You can spawn multiple terminals on the same host. Additionally, you can even run wireshark if you need to debug something. On h3, run an iperf3 TCP server. From h1, connect to that sever with an iperf3 client. What throughput did you obtain?

Next, spawn another iperf3 server on h3, but this time make it UDP. Start two simultaneous connections: TCP from h1 to h3 and UDP from h2 to h3 (after a few seconds). For the UDP connection, set the bandwidth to 10Mbps from iperf3's command line arguments. What is the throughout of each experiment?

Do not try to do this in wsl. Its kernel implements network namespaces very poorly and you will have disastrous results. You can however, solve this assignment in a VM.

2.2. [30p] Implement connection monitoring tool

Starting from socket_diag.c, follow the three TODOs. You will need to isolate the iperf3 socket used for data transfers based on the source and destination IPs and ports. Additionally, you will have to ask the kernel to give you a tcp_info structure in its reply. This structure counts as an optional attribute that you will have to extract from the reply. As you can see, it contains a large number of metrics that you can monitor.

Use this tool of yours to continuously monitor the iperf3 data transfer over a TCP connection for one minute. Determine the throughput and congestion window for every tcp_info sample. Plot these values as functions of time and explain what you observe. Ask grok what each field in the tcp_info structure represents and select additional metrics that may support your hypothesis.

You may change whatever you want in socket_diag.c. Don't just stop after the three TODOs.


You can choose whether to keep setns() or just run the program in the same network namespace as iperf3 (i.e., from within another h1 terminal). Just pick whatever solution seems easiest to you.


iperf3 will open two connections to the server. The first is used to negotiate the experiment parameters and exchange final measurements. The second is used to actually transfer the data and stress test the network. You're interested in the latter, not the former.

2.3. [30p] Differential analysis

Try varying the bandwidths and delays of the h1-r1 and h2-r1 links. Best if you keep them symmetric. Record the same metrics that you've used in your previous experiment.

Create two figures, one for the bandwidth-varying experiment, and one for the delay-varying experiment.
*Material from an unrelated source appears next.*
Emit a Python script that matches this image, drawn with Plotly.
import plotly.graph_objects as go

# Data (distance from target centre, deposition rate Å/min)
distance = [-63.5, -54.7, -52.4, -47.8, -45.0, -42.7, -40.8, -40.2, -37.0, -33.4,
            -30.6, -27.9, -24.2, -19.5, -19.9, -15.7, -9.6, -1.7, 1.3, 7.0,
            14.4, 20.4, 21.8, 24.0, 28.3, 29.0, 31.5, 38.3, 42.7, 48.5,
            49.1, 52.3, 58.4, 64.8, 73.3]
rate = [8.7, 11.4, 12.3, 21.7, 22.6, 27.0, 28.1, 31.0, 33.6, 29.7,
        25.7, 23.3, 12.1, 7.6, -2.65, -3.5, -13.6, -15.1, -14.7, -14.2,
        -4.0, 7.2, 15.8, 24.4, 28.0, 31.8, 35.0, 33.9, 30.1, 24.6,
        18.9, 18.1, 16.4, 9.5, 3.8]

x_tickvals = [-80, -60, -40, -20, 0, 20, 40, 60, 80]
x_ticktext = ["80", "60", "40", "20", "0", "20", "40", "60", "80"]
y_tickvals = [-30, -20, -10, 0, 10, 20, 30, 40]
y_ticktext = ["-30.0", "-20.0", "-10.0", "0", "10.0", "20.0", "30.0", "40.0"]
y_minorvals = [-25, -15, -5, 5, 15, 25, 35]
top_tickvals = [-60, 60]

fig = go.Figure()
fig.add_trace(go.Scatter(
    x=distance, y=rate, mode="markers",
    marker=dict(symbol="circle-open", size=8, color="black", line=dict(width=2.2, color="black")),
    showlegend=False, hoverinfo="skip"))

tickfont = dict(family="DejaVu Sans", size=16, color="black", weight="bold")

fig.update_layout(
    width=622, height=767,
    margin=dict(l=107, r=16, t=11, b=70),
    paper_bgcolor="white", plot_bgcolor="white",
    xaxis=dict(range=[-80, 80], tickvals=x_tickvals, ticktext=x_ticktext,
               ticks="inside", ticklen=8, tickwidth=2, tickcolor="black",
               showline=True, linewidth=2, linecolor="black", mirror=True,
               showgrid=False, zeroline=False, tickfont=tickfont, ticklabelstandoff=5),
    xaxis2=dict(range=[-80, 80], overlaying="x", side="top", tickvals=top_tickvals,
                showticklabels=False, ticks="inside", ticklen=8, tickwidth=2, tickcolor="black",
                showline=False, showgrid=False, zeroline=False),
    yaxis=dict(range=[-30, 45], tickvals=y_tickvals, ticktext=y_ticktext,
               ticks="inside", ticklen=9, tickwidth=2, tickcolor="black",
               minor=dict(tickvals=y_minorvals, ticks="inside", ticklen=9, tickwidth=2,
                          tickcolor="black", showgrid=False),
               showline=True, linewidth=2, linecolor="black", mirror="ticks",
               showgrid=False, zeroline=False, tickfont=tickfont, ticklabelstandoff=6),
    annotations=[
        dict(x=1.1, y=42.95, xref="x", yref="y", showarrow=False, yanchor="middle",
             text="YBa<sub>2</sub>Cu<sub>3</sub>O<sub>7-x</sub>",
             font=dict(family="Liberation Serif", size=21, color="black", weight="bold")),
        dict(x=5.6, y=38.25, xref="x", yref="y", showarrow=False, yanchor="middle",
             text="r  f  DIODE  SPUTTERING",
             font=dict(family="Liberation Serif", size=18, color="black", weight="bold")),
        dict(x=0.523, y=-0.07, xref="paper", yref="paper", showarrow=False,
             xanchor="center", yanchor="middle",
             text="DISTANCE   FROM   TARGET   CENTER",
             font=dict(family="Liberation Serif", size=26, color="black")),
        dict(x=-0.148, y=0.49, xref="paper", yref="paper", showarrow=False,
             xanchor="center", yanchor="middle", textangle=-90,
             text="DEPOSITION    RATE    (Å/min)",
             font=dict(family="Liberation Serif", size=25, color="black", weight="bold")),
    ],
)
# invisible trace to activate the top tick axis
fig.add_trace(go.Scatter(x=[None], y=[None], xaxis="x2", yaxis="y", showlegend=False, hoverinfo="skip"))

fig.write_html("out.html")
Create multiple plots for these experiments within the same figure and explain what impact these variations had. Just to clarify, for the “throughput as a function of time” figure, plot each experiment where you vary the delay with ±k * 25ms (with k = 0, 1, 2, 3, …) and label them accordingly. Aim for something like this. Also, that value of 25ms is just a suggestion.

Automate the data acquisition part of this task as much as possible. Include any scripts that you've written / modified in your submission.

These experiments that you are performing reference a few specific features of the TCP protocol.

2.4. [20p] Evaluate bpftune impact

Try running bpftune on your host and re-run the experiment from the first task (with the TCP and UDP simultaneous iperf3 connections). Note what changes it makes to the system. Read the source code and try to figure out the criteria that triggered the tuner. Do these changes have any visible effect?

3. Proof of work

Your submission must be uploaded to moodle by the 7th of May, 11:59pm and must contain the following:

  1. A pdf report (max. 5 pages, negotiable) with all your observations from each task, as well as plots illustrating your experiments. Writing this report in LaTeX is recommended but not obligatory.
  2. The Netlink Socket Diagnostics tool that you've implemented and used in acquiring runtime data.
  3. Any scripts used for automating boring / repetitive tasks.

If you decide to write the report in LaTeX, try tectonic. It's much leaner than pdflatex and will automatically install the packages included in your source files. tectonic packages should be available on most distributions. To compile your report, simply:

$ tectonic report.tex

The plots can be generated in LaTeX from raw data.